Southern California Caulerpa Action Team
California's got nine species of Caulerpa designated enemies of the state: marine invasives likely brought into coastal waters by the aquarium trade.
I tuned in to Madeleine's show about 25 minutes in today, so I caught the tail end of the divine Miss Brand and Pat Krug talking about lionfish in the Caribbean.
The conversation spun into a larger talk about marine invasive species. KPCC has covered those issues here in southern California: a few years ago, we did some stories about the mountain yellow legged frog, about controversies around fish stocking, and about ballast water-driven marine invasions.
As is his way, Pat Krug called, uh, just about everybody, "incredibly stupid" in terms of their approach to marine invasive. At one point, Madeleine said, "I can't believe there aren't any rules governing that by now."

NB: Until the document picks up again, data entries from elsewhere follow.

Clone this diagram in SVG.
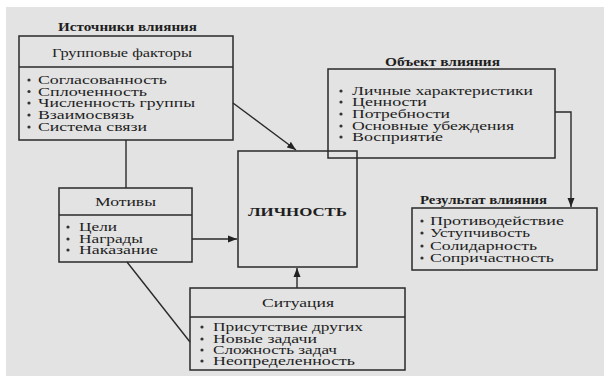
<svg xmlns="http://www.w3.org/2000/svg" width="604" height="376" viewBox="0 0 604 376">
<style>
text{font-family:"Liberation Serif","Times New Roman",serif;fill:#1e1e1e;font-size:12px}
.hd{font-size:13px}
.t{font-weight:bold;font-size:12px}
.h{text-anchor:middle}
.box{fill:none;stroke:#2a2a2a;stroke-width:1.5}
.div{stroke:#2a2a2a;stroke-width:1.3}
.b{fill:#333}
.c{fill:none;stroke:#2a2a2a;stroke-width:1.4}
</style>
<defs>
<marker id="ar" markerUnits="userSpaceOnUse" markerWidth="10" markerHeight="8" refX="9" refY="4" orient="auto">
<path d="M0,0.5 L9,4 L0,7.5 Z" fill="#222"/>
</marker>
</defs>
<rect width="604" height="376" fill="#ffffff"/>
<rect x="6" y="7" width="598" height="369" fill="#e3e3e3"/>

<g id="connectors">
<line class="c" x1="233" y1="103" x2="296" y2="150" marker-end="url(#ar)"/>
<line class="c" x1="126" y1="140" x2="126" y2="188"/>
<line class="c" x1="192" y1="239" x2="237" y2="239" marker-end="url(#ar)"/>
<line class="c" x1="127" y1="262" x2="190" y2="342"/>
<line class="c" x1="297" y1="288" x2="297" y2="268" marker-end="url(#ar)"/>
<polyline class="c" points="555,112 571,112 571,207" marker-end="url(#ar)"/>
</g>

<g id="sources">
<text class="t h" x="127.5" y="31" textLength="139" lengthAdjust="spacingAndGlyphs">Источники влияния</text>
</g>

<g id="group-factors">
<rect class="box" x="19" y="36" width="214" height="104"/>
<line class="div" x1="19" y1="67" x2="233" y2="67"/>
<text class="h hd" x="122" y="57" textLength="140" lengthAdjust="spacingAndGlyphs">Групповые факторы</text>
<circle class="b" cx="29" cy="80" r="1.6"/>
<circle class="b" cx="29" cy="91.5" r="1.6"/>
<circle class="b" cx="29" cy="103" r="1.6"/>
<circle class="b" cx="29" cy="115" r="1.6"/>
<circle class="b" cx="29" cy="127" r="1.6"/>
<text x="38" y="84" textLength="129" lengthAdjust="spacingAndGlyphs">Согласованность</text>
<text x="38" y="95.5" textLength="109" lengthAdjust="spacingAndGlyphs">Сплоченность</text>
<text x="38" y="107" textLength="157" lengthAdjust="spacingAndGlyphs">Численность группы</text>
<text x="38" y="119" textLength="96" lengthAdjust="spacingAndGlyphs">Взаимосвязь</text>
<text x="38" y="131" textLength="109" lengthAdjust="spacingAndGlyphs">Система связи</text>
</g>

<g id="motives">
<rect class="box" x="59" y="188" width="133" height="74"/>
<line class="div" x1="59" y1="215" x2="192" y2="215"/>
<text class="h hd" x="125.5" y="206" textLength="61" lengthAdjust="spacingAndGlyphs">Мотивы</text>
<circle class="b" cx="68" cy="227" r="1.6"/>
<circle class="b" cx="68" cy="239" r="1.6"/>
<circle class="b" cx="68" cy="250" r="1.6"/>
<text x="79" y="231" textLength="38" lengthAdjust="spacingAndGlyphs">Цели</text>
<text x="79" y="243" textLength="64" lengthAdjust="spacingAndGlyphs">Награды</text>
<text x="79" y="254" textLength="79" lengthAdjust="spacingAndGlyphs">Наказание</text>
</g>

<g id="personality">
<rect class="box" x="238" y="151" width="119" height="116"/>
<text class="t" x="248" y="216" font-size="13" textLength="99" lengthAdjust="spacingAndGlyphs">ЛИЧНОСТЬ</text>
</g>

<g id="situation">
<rect class="box" x="190" y="288" width="215" height="82"/>
<line class="div" x1="190" y1="317" x2="405" y2="317"/>
<text class="h hd" x="298" y="307" textLength="72" lengthAdjust="spacingAndGlyphs">Ситуация</text>
<circle class="b" cx="202" cy="327" r="1.6"/>
<circle class="b" cx="202" cy="339" r="1.6"/>
<circle class="b" cx="202" cy="350" r="1.6"/>
<circle class="b" cx="202" cy="361" r="1.6"/>
<text x="213" y="331" textLength="150" lengthAdjust="spacingAndGlyphs">Присутствие других</text>
<text x="213" y="343" textLength="104" lengthAdjust="spacingAndGlyphs">Новые задачи</text>
<text x="213" y="354" textLength="124" lengthAdjust="spacingAndGlyphs">Сложность задач</text>
<text x="213" y="365" textLength="142" lengthAdjust="spacingAndGlyphs">Неопределенность</text>
</g>

<g id="object">
<text class="t h" x="442.5" y="66" textLength="115" lengthAdjust="spacingAndGlyphs">Объект влияния</text>
<rect class="box" x="328" y="69" width="227" height="89"/>
<circle class="b" cx="341" cy="91" r="1.6"/>
<circle class="b" cx="341" cy="102" r="1.6"/>
<circle class="b" cx="341" cy="114" r="1.6"/>
<circle class="b" cx="341" cy="126" r="1.6"/>
<circle class="b" cx="341" cy="137" r="1.6"/>
<text x="352" y="95" textLength="181" lengthAdjust="spacingAndGlyphs">Личные характеристики</text>
<text x="352" y="106" textLength="75" lengthAdjust="spacingAndGlyphs">Ценности</text>
<text x="352" y="118" textLength="98" lengthAdjust="spacingAndGlyphs">Потребности</text>
<text x="352" y="130" textLength="162" lengthAdjust="spacingAndGlyphs">Основные убеждения</text>
<text x="352" y="141" textLength="91" lengthAdjust="spacingAndGlyphs">Восприятие</text>
</g>

<g id="result">
<text class="t" x="420" y="204" textLength="127" lengthAdjust="spacingAndGlyphs">Результат влияния</text>
<rect class="box" x="412" y="208" width="185" height="62"/>
<circle class="b" cx="422" cy="221" r="1.6"/>
<circle class="b" cx="422" cy="233" r="1.6"/>
<circle class="b" cx="422" cy="246" r="1.6"/>
<circle class="b" cx="422" cy="258" r="1.6"/>
<text x="430" y="225" textLength="134" lengthAdjust="spacingAndGlyphs">Противодействие</text>
<text x="430" y="237" textLength="100" lengthAdjust="spacingAndGlyphs">Уступчивость</text>
<text x="430" y="250" textLength="107" lengthAdjust="spacingAndGlyphs">Солидарность</text>
<text x="430" y="262" textLength="124" lengthAdjust="spacingAndGlyphs">Сопричастность</text>
</g>
</svg>
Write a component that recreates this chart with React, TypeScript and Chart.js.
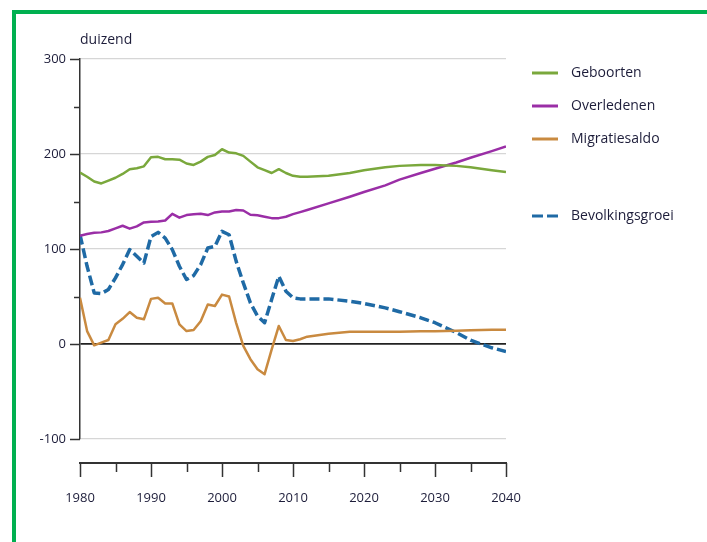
import React, { useEffect, useRef } from "react";
import { Chart, registerables } from "chart.js";

Chart.register(...registerables);

const years = [
  1980, 1981, 1982, 1983, 1984, 1985, 1986, 1987, 1988, 1989,
  1990, 1991, 1992, 1993, 1994, 1995, 1996, 1997, 1998, 1999,
  2000, 2001, 2002, 2003, 2004, 2005, 2006, 2007, 2008, 2009,
  2010, 2011, 2012, 2015, 2018, 2020, 2023, 2025, 2028, 2030,
  2033, 2035, 2038, 2040,
];

const geboorten = [
  180.5, 176, 171, 169, 172, 175, 179, 184, 185, 187,
  196.5, 197, 194.5, 194.5, 194, 190, 188.5, 192, 197, 199,
  205, 201.5, 200.7, 198, 192, 186, 183, 180, 184, 180,
  177, 176, 176, 177, 180, 183, 186, 187.5, 188.5, 188.5,
  187.5, 186, 183, 181,
];

const overledenen = [
  114, 115.7, 117, 117.5, 119, 121.7, 124.5, 121.4, 123.8, 128,
  128.7, 129, 130, 137, 133, 135.7, 136.5, 137, 135.7, 138.5,
  139.5, 139.5, 141, 140.5, 136, 135.5, 134, 132.5, 132.5, 134,
  136.7, 138.8, 141, 148, 155, 160, 167, 173, 180, 184.5,
  191, 196, 203, 208,
];

const migratiesaldo = [
  48.6, 13.6, -1.4, 1.4, 4.2, 20.7, 26.5, 33.6, 27.6, 26,
  47.5, 48.6, 42.7, 42.7, 20.7, 13.6, 14.7, 24, 41.6, 40,
  52, 50, 22, -2, -16, -26.5, -31.8, -5.6, 19, 4.2,
  3.1, 5, 7.7, 10.8, 13, 13, 13, 13, 13.5, 13.5,
  14, 14.5, 15, 15,
];

const bevolkingsgroei = [
  115, 81.8, 53.8, 53, 57.4, 69.6, 83.6, 99.4, 92.3, 85.3,
  113, 117.5, 111.5, 99.4, 81.8, 67.9, 72, 83.6, 101, 102.8,
  118.6, 115, 87, 64.3, 43.3, 29.4, 22.4, 47, 71.4, 55.6,
  48.6, 47.5, 47.5, 47.5, 45, 42.7, 38, 34, 27.6, 22.4,
  12, 4, -4, -8,
];

const seriesNames = ["Geboorten", "Overledenen", "Migratiesaldo", "Bevolkingsgroei"];
const colors = ["#7aa83c", "#9a2ea6", "#c98a40", "#1f6aa5"];
const yTicks = [-100, 0, 100, 200, 300];
const yMinorTicks = [50, 150, 250];
const xTicks = [1980, 1990, 2000, 2010, 2020, 2030, 2040];
const xMinorTicks = [1985, 1995, 2005, 2015, 2025, 2035];
const unitLabel = "duizend";

const TEXT = "#1d1d3a";
const FONT = "'Open Sans', sans-serif";

const toPoints = (vals: number[]) => years.map((y, i) => ({ x: y, y: vals[i] }));

const axesPlugin = {
  id: "customAxes",
  beforeDatasetsDraw(chart: any) {
    const { ctx, chartArea, scales } = chart;
    const xs = scales.x;
    const ys = scales.y;
    ctx.save();
    ctx.strokeStyle = "#333";
    ctx.lineWidth = 1.5;
    for (const v of yTicks) {
      const p = Math.round(ys.getPixelForValue(v)) + 0.5;
      ctx.beginPath();
      ctx.moveTo(chartArea.left - 10, p);
      ctx.lineTo(chartArea.left, p);
      ctx.stroke();
    }
    for (const v of yMinorTicks) {
      const p = Math.round(ys.getPixelForValue(v)) + 0.5;
      ctx.beginPath();
      ctx.moveTo(chartArea.left - 6, p);
      ctx.lineTo(chartArea.left, p);
      ctx.stroke();
    }
    const ax = chartArea.bottom + 24;
    ctx.lineWidth = 2;
    ctx.beginPath();
    ctx.moveTo(xs.getPixelForValue(1980) - 1, ax);
    ctx.lineTo(xs.getPixelForValue(2040) + 1, ax);
    ctx.stroke();
    ctx.lineWidth = 1.5;
    for (const v of xTicks) {
      const p = Math.round(xs.getPixelForValue(v)) + 0.5;
      ctx.beginPath();
      ctx.moveTo(p, ax);
      ctx.lineTo(p, ax + 14);
      ctx.stroke();
    }
    for (const v of xMinorTicks) {
      const p = Math.round(xs.getPixelForValue(v)) + 0.5;
      ctx.beginPath();
      ctx.moveTo(p, ax);
      ctx.lineTo(p, ax + 9);
      ctx.stroke();
    }
    ctx.fillStyle = TEXT;
    ctx.font = `14px ${FONT}`;
    ctx.textAlign = "left";
    ctx.textBaseline = "middle";
    ctx.fillText(unitLabel, chartArea.left, 40);
    ctx.restore();
  },
  afterDraw(chart: any) {
    const { ctx } = chart;
    const rows = [73, 106, 139, 216];
    ctx.save();
    ctx.font = `14px ${FONT}`;
    ctx.textBaseline = "middle";
    ctx.textAlign = "left";
    seriesNames.forEach((name, i) => {
      const y = rows[i];
      ctx.strokeStyle = colors[i];
      ctx.lineWidth = 3;
      ctx.beginPath();
      if (i === 3) {
        ctx.moveTo(532, y);
        ctx.lineTo(543, y);
        ctx.moveTo(547, y);
        ctx.lineTo(558, y);
      } else {
        ctx.moveTo(532, y);
        ctx.lineTo(558, y);
      }
      ctx.stroke();
      ctx.fillStyle = TEXT;
      ctx.fillText(name, 571, y);
    });
    ctx.restore();
  },
};

export default function App() {
  const ref = useRef<HTMLCanvasElement | null>(null);

  useEffect(() => {
    if (!ref.current) return;
    const seriesData = [geboorten, overledenen, migratiesaldo, bevolkingsgroei];
    const chart = new Chart(ref.current, {
      type: "line",
      data: {
        datasets: seriesData.map((vals, i) => ({
          label: seriesNames[i],
          data: toPoints(vals),
          borderColor: colors[i],
          backgroundColor: colors[i],
          borderWidth: i === 3 ? 3.5 : 2.5,
          borderDash: i === 3 ? [10, 4] : [],
          pointRadius: 0,
          tension: 0,
          borderJoinStyle: "round" as const,
          fill: false,
        })),
      },
      options: {
        animation: false,
        responsive: false,
        devicePixelRatio: 1,
        layout: { padding: { left: 0, top: 59, right: 201, bottom: 0 } },
        plugins: { legend: { display: false }, tooltip: { enabled: false } },
        scales: {
          x: {
            type: "linear",
            min: 1980,
            max: 2040,
            afterFit: (s: any) => {
              s.height = 103;
            },
            grid: { display: false, drawTicks: false },
            border: { display: false },
            ticks: {
              stepSize: 10,
              maxRotation: 0,
              autoSkip: false,
              padding: 51,
              color: TEXT,
              font: { family: FONT, size: 13 },
              callback: (v: any) => String(v),
            },
          },
          y: {
            type: "linear",
            min: -100,
            max: 300,
            afterFit: (s: any) => {
              s.width = 80;
            },
            grid: {
              drawTicks: false,
              color: (c: any) =>
                c.tick && c.tick.value === 0
                  ? "#222"
                  : c.tick && c.tick.value % 100 === 0
                  ? "#d6d6d6"
                  : "rgba(0,0,0,0)",
              lineWidth: (c: any) => (c.tick && c.tick.value === 0 ? 1.8 : 1.2),
            },
            border: { display: true, color: "#333", width: 1.5 },
            ticks: {
              stepSize: 50,
              padding: 14,
              color: TEXT,
              font: { family: FONT, size: 13 },
              callback: (v: any) => (Number(v) % 100 === 0 ? String(v) : ""),
            },
          },
        },
      },
      plugins: [axesPlugin],
    });
    return () => chart.destroy();
  }, []);

  return (
    <div style={{ position: "fixed", left: 0, top: 0, width: 707, height: 542, background: "#fff", overflow: "hidden" }}>
      <div
        style={{
          position: "absolute",
          left: 12,
          top: 10,
          width: 720,
          height: 560,
          borderTop: "4px solid #00b050",
          borderLeft: "4px solid #00b050",
          boxSizing: "border-box",
        }}
      />
      <canvas ref={ref} width={707} height={542} style={{ position: "absolute", left: 0, top: 0 }} />
    </div>
  );
}
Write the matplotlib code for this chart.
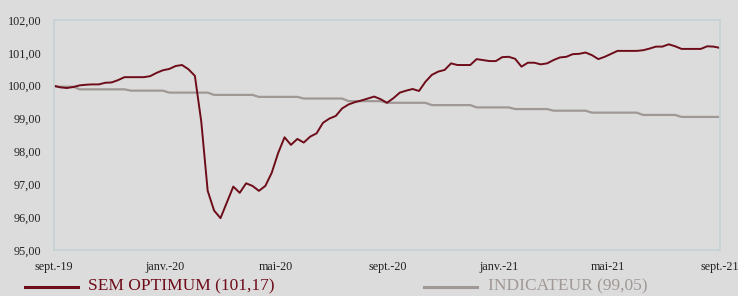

There are...sort of. California does have an invasive species plan. It's never gotten a lot of money. Mostly, California throws what money it does have at preventative measures; telling people not to dump aquariums in lagoons and coastal waters, that sort of thing. Nationally, we're still working on turning voluntary ballast water logs into mandatory requirements. Internationally, 74 countries were present 7 years ago when someone made a plan for international ballast water standards. There's still not enough signatories to the plan for it to take effect. The United States has not ratified the plan - though different groups like the American Alliance of Port Authorities are recommending that the U.S. do. What that leaves is a bunch of voluntary accords - aspirational statements about how we mean to handle things, or what would be a good procedure for neutralizing potential harm from ballast water if it were required.
Managers of water infrastructure care about aquatic invasives when they interfere with the operation of their pumps and pipes, so we see that issue recurring in California and the Great Lakes region. Those costs are the greatest driver for public policy concerns. But I've yet to see any policy, locally, nationally, internationally, that costs businesses money, that combats aquatic species transfer just because it's ecologically bad. (A somewhat squishy concept, btw: is it a bigger problem than nitrates in coastal runoff, or global warming?)
So "incredibly stupid" isn't really enough of an explanation of what's going on for my taste. Nor is there a total lack of rules. And it's not that nobody noticed they were picking up clams and fish and plants in one point and putting them down in another. It's that it's not costing anyone enough money to freak out the people making rules, and the polis has other problems that get treated as more important. Whether that's right or not is different from whether we're being incredibly stupid.